The total budget of this project is $3.8 million, including grants from the Ford Foundation and USAID to fund training and research activities at Cornell. Key participants at Cornell include a team of economists within the Cornell Food and Nutrition Policy Program directed by David Sahn, professor of nutritional sciences, and Gary Fields, professor of industrial and labor relations.
Thorbecke and his collaborator will be gathering information on the magnitude of poverty in 15 African countries that would shed light on appropriate policy. The project will draw heavily on the rich data source of household surveys that have been conducted under the auspices of the World Bank and will develop economic models to better understand the data.
Thorbecke credits his endowed chair, which he has held for almost 20 years, for enabling him to participate in numerous initiatives over the years to better understand the development experience of different countries in Latin America, Asia and Africa.
“The endowment has allowed me to co-sponsor about half a dozen major conferences on issues related to poverty and economic development,” said Thorbecke, whose most recent conference this past May, for example, focused on the relevance of the Taiwanese economic performance in recent years to development theory and policy.
Fluent in five languages – English, French, Dutch, Spanish and German – Thorbecke is the author or co-author of about 20 books and monographs and more than 100 technical papers and currently sits on the editorial boards of three economic journals in his field. He played a major consulting role in the 1960s, when the poverty rate in Indonesia was reduced from 60 percent of the population to 15 percent 10 years later.
Thorbecke, who teaches courses in economic development and growth and national and international food economics, helped the Indonesian government work out a social accounting matrix that was institutionalized there. On a more personal note, Thorbecke’s great-great- grandfather on his mother’s side was Fernando Wood, who was mayor of New York in the 1860s and built Central Park.
To examine poverty, income distribution and labor markets in sub-Saharan Africa, Thorbecke plans to examine why current stabilization and structural adjustment policies and economic growth in developing Africa can be improved and complemented by needed reforms.
“It is clear that we have to generate much more systematic microeconomic information to develop more accurate estimates of the magnitude of poverty and the characteristics of poor households,” said Thorbecke, who credits Cornell with being one of the strongest economic development centers in the world. “We need to develop poverty profiles at the regional and socioeconomic level to help identify appropriate policies for the future.”
Thorbecke also said that the researchers will need to study labor markets, such as the specific labor and supply and demand conditions prevailing in different markets and the role of the government in areas related to poverty alleviation such as education, health, nutrition and public investment in infrastructure.

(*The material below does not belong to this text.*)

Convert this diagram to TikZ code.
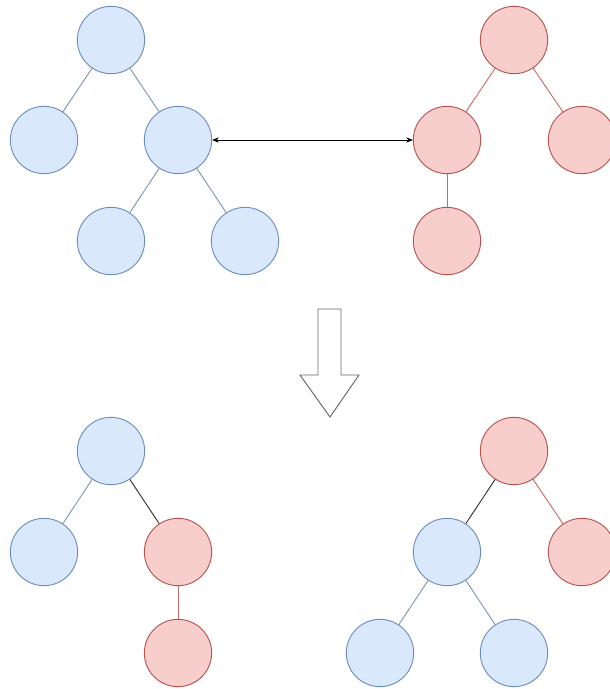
\documentclass[tikz,border=0pt]{standalone}
\usepackage{tikz}
\usetikzlibrary{arrows.meta}
\definecolor{bluefill}{HTML}{DAE8FC}
\definecolor{bluedraw}{HTML}{6C8EBF}
\definecolor{redfill}{HTML}{F8CECC}
\definecolor{reddraw}{HTML}{B85450}
\tikzset{
  bnode/.style={circle,draw=bluedraw,fill=bluefill,line width=0.8pt,minimum size=20.2mm,inner sep=0pt},
  rnode/.style={circle,draw=reddraw,fill=redfill,line width=0.8pt,minimum size=20.2mm,inner sep=0pt},
  bedge/.style={draw=bluedraw!70!gray!90,line width=0.8pt},
  redge/.style={draw=reddraw!85,line width=0.8pt},
  kedge/.style={draw=black!80,line width=0.8pt}
}
\begin{document}
\begin{tikzpicture}[x=0.3mm,y=-0.3mm]
    \useasboundingbox (0,0) rectangle (609,689);
    \node[bnode] (A) at (111,40) {};   \node[bnode] (B) at (44,140) {};
    \node[bnode] (C) at (178,140) {};  \node[bnode] (D) at (111,241) {};
    \node[bnode] (E) at (245,241) {};
    \node[rnode] (P) at (514,40) {};   \node[rnode] (Q) at (447,140) {};
    \node[rnode] (R) at (582,140) {};  \node[rnode] (S) at (447,241) {};
    \draw[bedge] (A) -- (B); \draw[bedge] (A) -- (C);
    \draw[bedge] (C) -- (D); \draw[bedge] (C) -- (E);
    \draw[redge] (P) -- (Q); \draw[redge] (P) -- (R);
    \draw[redge] (Q) -- (S);
    \draw[{Stealth[length=2mm,width=1.6mm]}-{Stealth[length=2mm,width=1.6mm]},line width=0.5pt] (C) -- (Q);
    \draw[draw=black!60,fill=white,line width=0.8pt]
        (318,309) -- (341,309) -- (341,375) -- (359,375) -- (330,417)
        -- (300,375) -- (318,375) -- cycle;
    \node[bnode] (A1) at (111,451) {}; \node[bnode] (B1) at (44,552) {};
    \node[rnode] (C1) at (178,552) {}; \node[rnode] (D1) at (178,653) {};
    \draw[bedge] (A1) -- (B1); \draw[kedge] (A1) -- (C1);
    \draw[redge] (C1) -- (D1);
    \node[rnode] (P1) at (514,451) {}; \node[bnode] (Q1) at (447,552) {};
    \node[rnode] (R1) at (582,552) {}; \node[bnode] (S1) at (380,653) {};
    \node[bnode] (T1) at (514,653) {};
    \draw[kedge] (P1) -- (Q1); \draw[redge] (P1) -- (R1);
    \draw[bedge] (Q1) -- (S1); \draw[bedge] (Q1) -- (T1);
\end{tikzpicture}
\end{document}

Cornell will collaborate with the World Bank and a number of other institutions, including the International Labour Office. Cornell will prepare a number of background papers on various issues related to different aspects of poverty in the region; run four training workshops on poverty, policy and labor market analysis; and provide research training for African economists.
“Our goal is not only to encourage research in poverty alleviation but to suggest specific policies that will reduce poverty for millions of Africans living in the context of economic growth,” Thorbecke concluded.